start RECORD EXCERPTS

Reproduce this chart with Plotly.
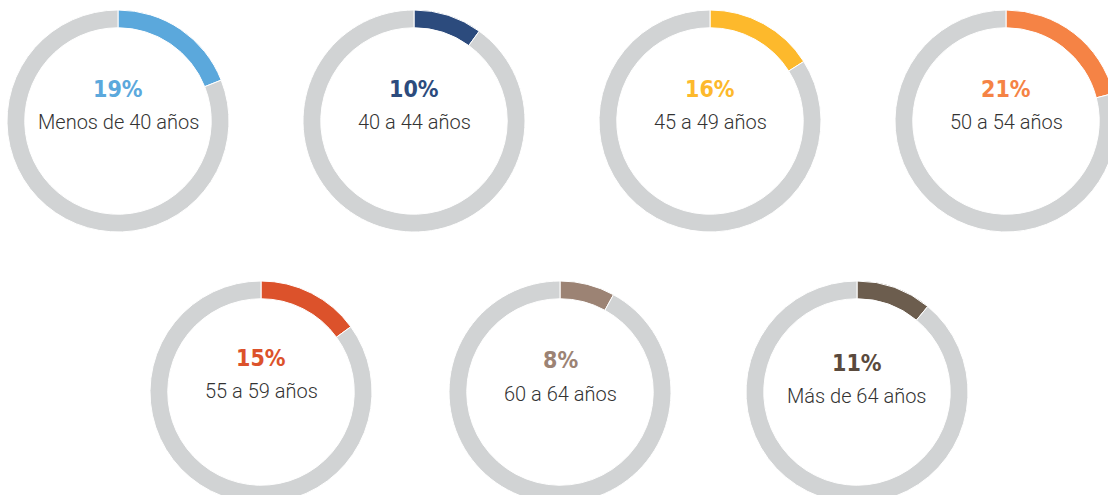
import plotly.graph_objects as go

# ---- data ----
categories = ["Menos de 40 años", "40 a 44 años", "45 a 49 años", "50 a 54 años",
              "55 a 59 años", "60 a 64 años", "Más de 64 años"]
shares = [19, 10, 16, 21, 15, 8, 11]
pct_labels = ["19%", "10%", "16%", "21%", "15%", "8%", "11%"]

# ---- styles / layout ----
colors = ["#5BA8DC", "#2C4B7D", "#FDB92C", "#F58345", "#DC522B", "#9C8374", "#6C5D4E"]
text_colors = ["#5BA8DC", "#2C4B7D", "#FDB92C", "#F58345", "#DC522B", "#9C8374", "#5A4A3D"]
rest_color = "#D1D3D4"
W, H = 1117, 504          # slightly larger than the window: outer rings are cropped by it
R = 111
centers = [(118, 121), (414, 121), (710, 121), (1006, 121),
           (261, 392), (560, 392), (857, 392)]
pct_y = [89, 89, 89, 89, 358, 360, 363]
lab_y = [122, 122, 122, 122, 391, 394, 396]

fig = go.Figure()
annotations = []
for i, cat in enumerate(categories):
    cx, cy = centers[i]
    x0, x1 = max(cx - R, 0), min(cx + R, W)
    y0, y1 = max(cy - R, 0), min(cy + R, H)
    fig.add_trace(go.Pie(
        values=[shares[i], 100 - shares[i]],
        labels=[cat, "Resto"],
        hole=0.84,
        sort=False,
        direction="clockwise",
        rotation=0,
        marker=dict(colors=[colors[i], rest_color], line=dict(color="white", width=1)),
        textinfo="none",
        hoverinfo="skip",
        showlegend=False,
        domain=dict(x=[x0 / W, x1 / W], y=[1 - y1 / H, 1 - y0 / H]),
    ))
    annotations.append(dict(
        x=cx / W, y=1 - pct_y[i] / H, xref="paper", yref="paper",
        text=f"<b>{pct_labels[i]}</b>", showarrow=False,
        xanchor="center", yanchor="middle",
        font=dict(family="DejaVu Sans Condensed, Roboto, sans-serif", size=23,
                  color=text_colors[i]),
    ))
    annotations.append(dict(
        x=cx / W, y=1 - lab_y[i] / H, xref="paper", yref="paper",
        text=cat, showarrow=False,
        xanchor="center", yanchor="middle",
        font=dict(family="Roboto", size=20, weight=300, color="#333333"),
    ))

fig.update_layout(
    width=W, height=H,
    margin=dict(l=0, r=0, t=0, b=0),
    paper_bgcolor="white", plot_bgcolor="white",
    annotations=annotations,
)

page_css = ("document.documentElement.style.overflow='hidden';"
            "document.body.style.overflow='hidden';"
            "document.body.style.margin='0';")
fig.write_html("out.html", post_script=page_css,
               config={"displayModeBar": False, "staticPlot": True})
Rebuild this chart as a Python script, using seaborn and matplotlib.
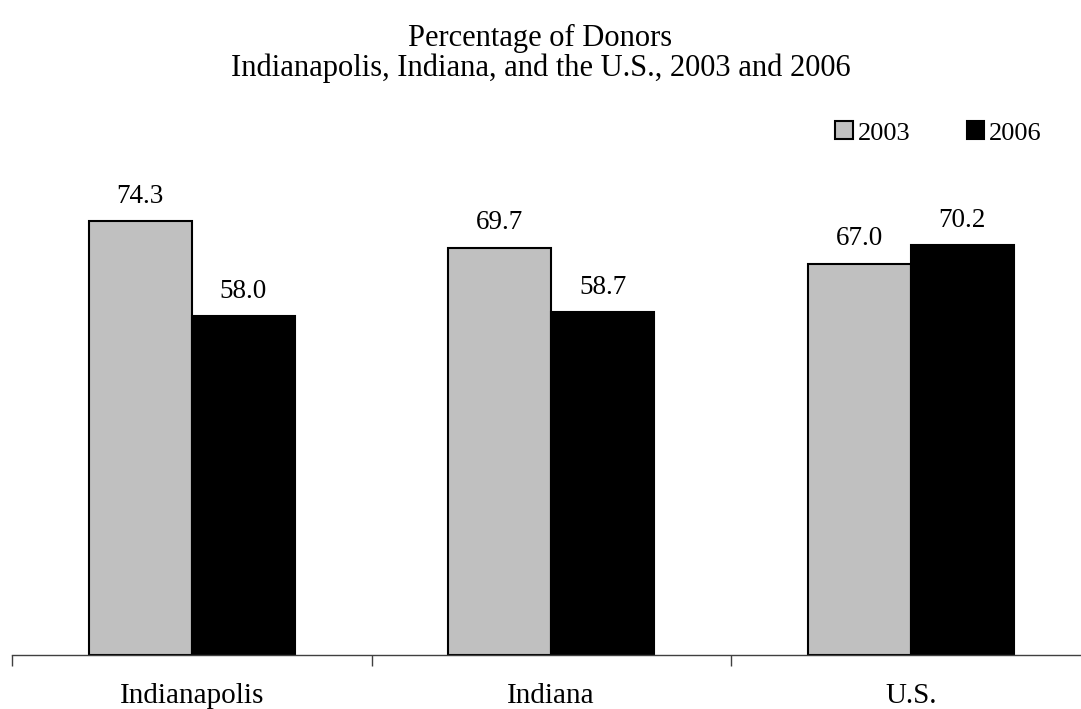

end RECORD EXCERPTS

# EXERCISE
Starting at the top of the listing above, please restate word for word each line up to and including the one that holds "lab_y = [122, 122, 122, 122, 391, 394, 396]", omitting every image.

# CORRECT ANSWER
Reproduce this chart with Plotly.
import plotly.graph_objects as go

# ---- data ----
categories = ["Menos de 40 años", "40 a 44 años", "45 a 49 años", "50 a 54 años",
              "55 a 59 años", "60 a 64 años", "Más de 64 años"]
shares = [19, 10, 16, 21, 15, 8, 11]
pct_labels = ["19%", "10%", "16%", "21%", "15%", "8%", "11%"]

# ---- styles / layout ----
colors = ["#5BA8DC", "#2C4B7D", "#FDB92C", "#F58345", "#DC522B", "#9C8374", "#6C5D4E"]
text_colors = ["#5BA8DC", "#2C4B7D", "#FDB92C", "#F58345", "#DC522B", "#9C8374", "#5A4A3D"]
rest_color = "#D1D3D4"
W, H = 1117, 504          # slightly larger than the window: outer rings are cropped by it
R = 111
centers = [(118, 121), (414, 121), (710, 121), (1006, 121),
           (261, 392), (560, 392), (857, 392)]
pct_y = [89, 89, 89, 89, 358, 360, 363]
lab_y = [122, 122, 122, 122, 391, 394, 396]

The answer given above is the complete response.